Data extract:
* Start *

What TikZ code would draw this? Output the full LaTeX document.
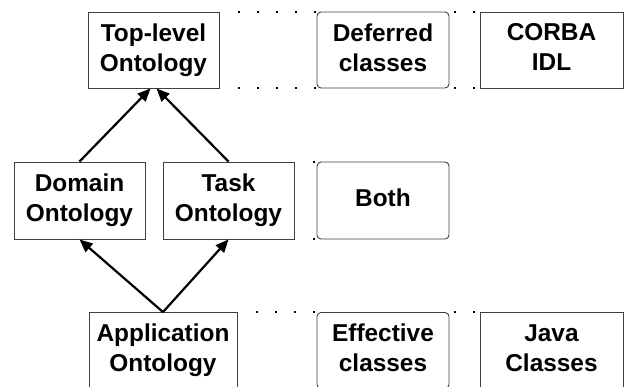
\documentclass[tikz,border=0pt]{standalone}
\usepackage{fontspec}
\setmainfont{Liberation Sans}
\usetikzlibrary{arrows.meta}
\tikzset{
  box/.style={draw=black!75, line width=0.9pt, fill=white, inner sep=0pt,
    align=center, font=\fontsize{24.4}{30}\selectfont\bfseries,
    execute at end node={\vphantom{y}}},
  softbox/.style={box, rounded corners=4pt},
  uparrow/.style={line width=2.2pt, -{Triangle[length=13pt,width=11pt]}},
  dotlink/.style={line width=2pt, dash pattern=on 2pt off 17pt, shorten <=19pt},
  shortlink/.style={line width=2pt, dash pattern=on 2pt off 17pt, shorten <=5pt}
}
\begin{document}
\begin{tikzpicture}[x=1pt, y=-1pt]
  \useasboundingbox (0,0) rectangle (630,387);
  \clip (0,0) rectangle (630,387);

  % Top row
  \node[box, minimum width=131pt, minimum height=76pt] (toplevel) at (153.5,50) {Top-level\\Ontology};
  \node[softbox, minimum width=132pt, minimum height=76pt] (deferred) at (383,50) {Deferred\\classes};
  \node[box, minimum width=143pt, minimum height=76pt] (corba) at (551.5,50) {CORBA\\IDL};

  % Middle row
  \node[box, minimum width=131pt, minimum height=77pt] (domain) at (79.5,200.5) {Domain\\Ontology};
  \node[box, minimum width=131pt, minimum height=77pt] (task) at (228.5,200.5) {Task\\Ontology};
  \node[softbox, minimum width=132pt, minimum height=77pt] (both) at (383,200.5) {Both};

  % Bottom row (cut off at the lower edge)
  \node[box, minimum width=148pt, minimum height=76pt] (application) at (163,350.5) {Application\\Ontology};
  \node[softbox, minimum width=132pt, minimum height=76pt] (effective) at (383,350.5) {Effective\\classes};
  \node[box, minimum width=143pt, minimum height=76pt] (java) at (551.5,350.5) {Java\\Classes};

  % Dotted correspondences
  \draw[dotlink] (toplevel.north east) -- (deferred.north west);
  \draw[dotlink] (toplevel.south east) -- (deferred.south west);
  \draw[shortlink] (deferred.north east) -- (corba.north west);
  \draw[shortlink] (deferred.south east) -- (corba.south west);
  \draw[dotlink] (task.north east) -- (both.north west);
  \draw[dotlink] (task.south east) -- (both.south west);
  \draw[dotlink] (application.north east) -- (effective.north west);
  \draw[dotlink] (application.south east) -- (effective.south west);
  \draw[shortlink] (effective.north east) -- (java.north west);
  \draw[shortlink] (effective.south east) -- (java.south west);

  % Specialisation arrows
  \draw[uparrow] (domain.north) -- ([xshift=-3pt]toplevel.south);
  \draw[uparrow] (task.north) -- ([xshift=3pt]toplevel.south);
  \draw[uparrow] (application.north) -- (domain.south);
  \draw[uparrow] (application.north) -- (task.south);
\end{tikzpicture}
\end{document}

* End *

Challenge: Extract, word for word, each line from the top of the data down to and including the line with "width=132pt, minimum height=77pt]"; skip the pictures.

Result for this task:
What TikZ code would draw this? Output the full LaTeX document.
\documentclass[tikz,border=0pt]{standalone}
\usepackage{fontspec}
\setmainfont{Liberation Sans}
\usetikzlibrary{arrows.meta}
\tikzset{
  box/.style={draw=black!75, line width=0.9pt, fill=white, inner sep=0pt,
    align=center, font=\fontsize{24.4}{30}\selectfont\bfseries,
    execute at end node={\vphantom{y}}},
  softbox/.style={box, rounded corners=4pt},
  uparrow/.style={line width=2.2pt, -{Triangle[length=13pt,width=11pt]}},
  dotlink/.style={line width=2pt, dash pattern=on 2pt off 17pt, shorten <=19pt},
  shortlink/.style={line width=2pt, dash pattern=on 2pt off 17pt, shorten <=5pt}
}
\begin{document}
\begin{tikzpicture}[x=1pt, y=-1pt]
  \useasboundingbox (0,0) rectangle (630,387);
  \clip (0,0) rectangle (630,387);

  % Top row
  \node[box, minimum width=131pt, minimum height=76pt] (toplevel) at (153.5,50) {Top-level\\Ontology};
  \node[softbox, minimum width=132pt, minimum height=76pt] (deferred) at (383,50) {Deferred\\classes};
  \node[box, minimum width=143pt, minimum height=76pt] (corba) at (551.5,50) {CORBA\\IDL};

  % Middle row
  \node[box, minimum width=131pt, minimum height=77pt] (domain) at (79.5,200.5) {Domain\\Ontology};
  \node[box, minimum width=131pt, minimum height=77pt] (task) at (228.5,200.5) {Task\\Ontology};
  \node[softbox, minimum width=132pt, minimum height=77pt] (both) at (383,200.5) {Both};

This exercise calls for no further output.